Honestly, I was surprised that the classification accuracy came out pretty well (consistently around ~80%) at first take with basic text cleaning and no hyper-parameter tuning at all. This probably indicates that there is a stronger pattern in text data relative to what I initially expected in terms of which genre it belongs to. Identifying genre of a book might be a trivial task for human beings, as you probably know what type of book it is by reading though a few pages. I do not know of a reasonable human performance benchmark though so we can’t say for sure that this is necessarily the case. One thing for sure is that humans cannot read through ~45,000 books within a matter of seconds and determine the genre of them nor quantify their rationale.

There are more things I can do to improve prediction accuracy.

  • I can do some work around hyper-parameter tuning
  • Use non-linear models for classification such as Random Forest/XGBoost
  • Use a fundamentally different approch to constructing text data through word embeddings compared to the relatively simplistic Bag-of-Words approach. This approach would use more sophisticated models such as word2vec or the state-or-art BERT.

These are quite some work, and I may pursue a few of these when I have time in the future. For now, I’m pretty happy with my 80% overall accuracy :).


Cleaning and preparing text data

Cleaning and preparing text data was very time consuming (~2 weeks) and is a very important process in NLP that can significantly affect prediction performance. I’ve cut some corners here and there, but below is an overview of how I prepared text data from the ~45,000 Project Gutenberg books that logistic regression is fit on. Please read through if you’re interested in the more granular technical details on text data preparation.

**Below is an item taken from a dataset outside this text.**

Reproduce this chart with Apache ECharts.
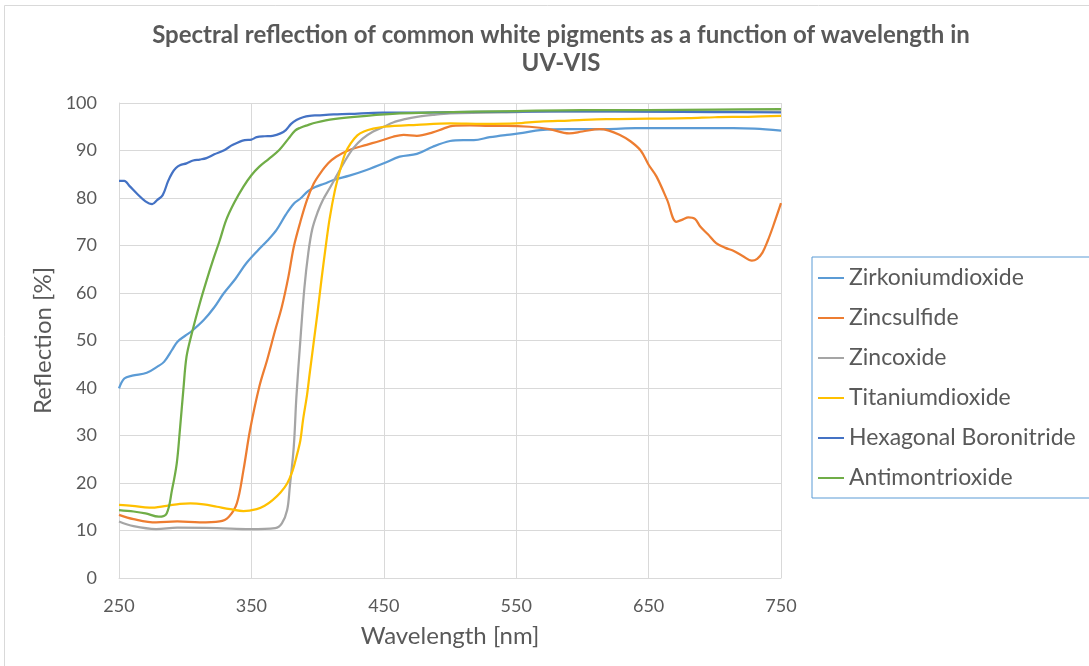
<!DOCTYPE html>
<html>
<head>
<meta charset="utf-8">
<script src="https://cdn.jsdelivr.net/npm/echarts@6/dist/echarts.min.js"></script>
<style>
  html, body { margin: 0; padding: 0; background: #ffffff; }
  #chart { width: 1089px; height: 666px; }
</style>
</head>
<body>
<div id="chart"></div>
<script>
// Spectral reflection [%] of white pigments versus wavelength [nm]
const seriesNames = ['Zirkoniumdioxide', 'Zincsulfide', 'Zincoxide', 'Titaniumdioxide', 'Hexagonal Boronitride', 'Antimontrioxide'];
const seriesColors = ['#5B9BD5', '#ED7D31', '#A5A5A5', '#FFC000', '#4472C4', '#70AD47'];

const xTicks = [250, 350, 450, 550, 650, 750];
const yTicks = [0, 10, 20, 30, 40, 50, 60, 70, 80, 90, 100];

const zrWl = [250, 254, 260, 271, 279, 284, 290, 294, 300, 305, 314, 322, 329, 338, 346, 355, 362, 369, 376, 382, 387, 393, 399, 405, 412, 424, 437, 450, 462, 475, 487, 500, 510, 518, 530, 543, 555, 568, 590, 618, 640, 668, 690, 714, 730, 750];
const zrR  = [39.9, 42.0, 42.6, 43.2, 44.5, 45.5, 48.0, 49.7, 51.0, 52.0, 54.3, 57.0, 59.9, 63.0, 66.2, 69.0, 71.0, 73.3, 76.5, 78.8, 79.9, 81.5, 82.4, 83.0, 83.8, 84.7, 85.9, 87.3, 88.7, 89.3, 90.8, 92.0, 92.2, 92.2, 92.8, 93.3, 93.7, 94.3, 94.5, 94.5, 94.7, 94.7, 94.7, 94.7, 94.6, 94.2];

const znsWl = [250, 261, 278, 294, 311, 326, 333, 339, 344, 349, 356, 362, 368, 373, 378, 382, 387, 392, 397, 402, 408, 414, 425, 437, 447, 457, 465, 475, 487, 495, 502, 515, 530, 543, 560, 575, 590, 600, 613, 620, 628, 636, 644, 650, 656, 664, 671, 676, 680, 685, 689, 695, 701, 708, 714, 721, 728, 732, 736, 740, 744, 750];
const znsR  = [13.3, 12.4, 11.7, 11.9, 11.7, 11.9, 12.9, 15.7, 22.7, 31.2, 40.3, 46.0, 52.2, 57.1, 63.5, 69.7, 75.0, 79.6, 83.0, 85.2, 87.3, 88.7, 90.2, 91.2, 92.0, 92.9, 93.3, 93.1, 93.8, 94.6, 95.2, 95.3, 95.2, 95.2, 95.0, 94.5, 93.6, 94.0, 94.5, 94.2, 93.3, 92.0, 90.0, 87.0, 84.5, 79.6, 75.0, 75.5, 75.9, 75.6, 74.0, 72.3, 70.5, 69.5, 68.9, 67.8, 66.8, 67.2, 68.5, 71.0, 74.0, 78.9];

const znoWl = [250, 261, 278, 294, 324, 349, 368, 373, 377, 379, 382, 384, 387, 390, 393, 396, 400, 404, 409, 414, 420, 427, 434, 442, 450, 457, 466, 475, 487, 500, 550, 600, 650, 700, 750];
const znoR  = [11.9, 10.9, 10.3, 10.6, 10.5, 10.3, 10.5, 11.5, 14.3, 19.2, 27.6, 38.2, 50.1, 61.0, 68.5, 73.5, 77.0, 79.6, 82.0, 84.5, 87.5, 90.5, 92.5, 94.0, 95.0, 95.9, 96.6, 97.1, 97.5, 97.8, 98.1, 98.3, 98.2, 98.2, 98.2];

const tioWl = [250, 260, 273, 286, 296, 304, 314, 324, 334, 344, 354, 360, 366, 372, 377, 381, 384, 387, 389, 392, 394, 397, 400, 403, 406, 409, 413, 417, 421, 425, 430, 435, 442, 450, 475, 500, 525, 550, 568, 590, 618, 650, 680, 700, 725, 750];
const tioR  = [15.4, 15.2, 14.8, 15.2, 15.6, 15.7, 15.5, 15.0, 14.5, 14.1, 14.5, 15.2, 16.4, 18.0, 19.9, 22.5, 25.5, 29.0, 33.3, 38.5, 43.0, 49.5, 56.0, 63.0, 69.5, 75.5, 81.5, 85.9, 89.5, 91.5, 93.2, 94.0, 94.6, 95.0, 95.4, 95.7, 95.6, 95.7, 96.1, 96.3, 96.6, 96.7, 96.8, 97.0, 97.1, 97.3];

const hbnWl = [250, 254, 258, 264, 270, 275, 279, 283, 287, 290, 293, 296, 301, 306, 311, 316, 322, 329, 336, 345, 350, 354, 360, 366, 372, 376, 380, 384, 389, 394, 400, 412, 424, 449, 475, 500, 550, 600, 650, 700, 750];
const hbnR  = [83.6, 83.6, 82.5, 80.8, 79.3, 78.7, 79.6, 80.6, 83.5, 85.2, 86.3, 86.9, 87.3, 87.9, 88.1, 88.4, 89.2, 90.0, 91.2, 92.2, 92.3, 92.8, 93.0, 93.1, 93.6, 94.3, 95.6, 96.4, 97.0, 97.3, 97.4, 97.6, 97.7, 98.0, 98.0, 98.1, 98.2, 98.3, 98.2, 98.1, 98.0];

const sboWl = [250, 261, 270, 280, 286, 290, 293.6, 296, 298.6, 301, 305, 311, 316, 321, 326, 331, 337, 344, 350, 356, 363, 371, 378, 383, 387, 392, 399, 412, 437, 462, 487, 550, 600, 650, 700, 750];
const sboR  = [14.3, 14.0, 13.6, 12.9, 13.6, 18.5, 24.1, 31.2, 39.6, 46.6, 51.5, 57.8, 62.5, 66.9, 71.0, 75.4, 79.0, 82.4, 84.8, 86.6, 88.2, 90.1, 92.5, 94.2, 94.8, 95.3, 95.9, 96.6, 97.3, 97.8, 98.0, 98.3, 98.5, 98.5, 98.6, 98.7];

const wavelengths = [zrWl, znsWl, znoWl, tioWl, hbnWl, sboWl];
const reflections = [zrR, znsR, znoR, tioR, hbnR, sboR];

const textColor = '#595959';
const gridColor = '#D9D9D9';
const fontFamily = 'Lato, "Open Sans", sans-serif';

function pairs(xs, ys) {
  return xs.map((x, i) => [x, ys[i]]);
}

const chart = echarts.init(document.getElementById('chart'), null, { renderer: 'canvas' });

chart.setOption({
  animation: false,
  backgroundColor: '#ffffff',
  title: {
    text: 'Spectral reflection of common white pigments as a function of wavelength in\nUV-VIS',
    left: 556,
    textAlign: 'center',
    top: 16,
    textStyle: {
      fontFamily: fontFamily,
      fontWeight: 'bold',
      fontSize: 24,
      lineHeight: 28,
      color: textColor
    }
  },
  graphic: [{
    type: 'rect',
    shape: { x: 4.5, y: 5.5, width: 1200, height: 800 },
    style: { fill: 'none', stroke: gridColor, lineWidth: 1 },
    silent: true,
    z: -1
  }],
  legend: {
    orient: 'vertical',
    left: 812,
    top: 257,
    padding: [9, 30, 8, 6],
    itemGap: 16,
    itemWidth: 26,
    itemHeight: 24,
    borderColor: '#5B9BD5',
    borderWidth: 1,
    icon: 'path://M0,11 L26,11 L26,13 L0,13 Z',
    textStyle: { fontFamily: fontFamily, fontSize: 23, lineHeight: 24, color: textColor, padding: [0, 0, 0, 0] },
    data: seriesNames
  },
  grid: { left: 119, right: 308, top: 103, bottom: 88, containLabel: false },
  xAxis: {
    type: 'value',
    min: xTicks[0],
    max: xTicks[xTicks.length - 1],
    interval: xTicks[1] - xTicks[0],
    name: 'Wavelength [nm]',
    nameLocation: 'middle',
    nameGap: 46,
    nameTextStyle: { fontFamily: fontFamily, fontSize: 24, color: textColor },
    axisLine: { show: true, lineStyle: { color: gridColor, width: 1 } },
    axisTick: { show: false },
    axisLabel: { margin: 19, fontFamily: fontFamily, fontSize: 18, color: textColor },
    splitLine: { show: true, lineStyle: { color: gridColor, width: 1 } }
  },
  yAxis: {
    type: 'value',
    min: yTicks[0],
    max: yTicks[yTicks.length - 1],
    interval: yTicks[1] - yTicks[0],
    name: 'Reflection [%]',
    nameLocation: 'middle',
    nameGap: 63,
    nameTextStyle: { fontFamily: fontFamily, fontSize: 24, color: textColor },
    axisLine: { show: true, lineStyle: { color: gridColor, width: 1 } },
    axisTick: { show: false },
    axisLabel: { margin: 22, fontFamily: fontFamily, fontSize: 18, color: textColor },
    splitLine: { show: true, lineStyle: { color: gridColor, width: 1 } }
  },
  series: seriesNames.map((name, i) => ({
    name: name,
    type: 'line',
    data: pairs(wavelengths[i], reflections[i]),
    smooth: 0.35,
    showSymbol: false,
    symbol: 'none',
    lineStyle: { color: seriesColors[i], width: 2.25 },
    itemStyle: { color: seriesColors[i] }
  }))
});
</script>
</body>
</html>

  1. Using spaCy, tokenize, remove stop words and puncuations, and lemmatize. This results in a corpus of ~9.7 million words. There’s probably a lot of words/phrases that didn’t get parsed/cleaned correctly. Let’s keep going on though.
  2. Trim down corpus by removing words that occur in less than 1% and more than 70% of the books. This results in a significantly reduced corpus of 300k words. This is done to remove “outliers” to the extent they do not inform overall patterns. Cutoffs were determined based on how rapidly the corpus size declined with respect to these lower/higher-end cutoff parameters. I chose 1% and 70% when the rapid decline seemed to taper off.
  3. Construct document-term matrix using sklearn.feature_extraction.text.TfidfVectorizer
  4. Reduce dimensionality from 300k to 300 (factor of 1,000 which is randomly selected) using sklearn.decomposition.TruncatedSVD by taking the left singular matrix from the Singular Vector Decomposition (SVD) factors. This is done to i) smoothen out the sparisity of the document-term-matrix and 2) reduce the dimension for accelerated computation. Right singular matrix of SVD can also be used for latent semantic analysis (LSA).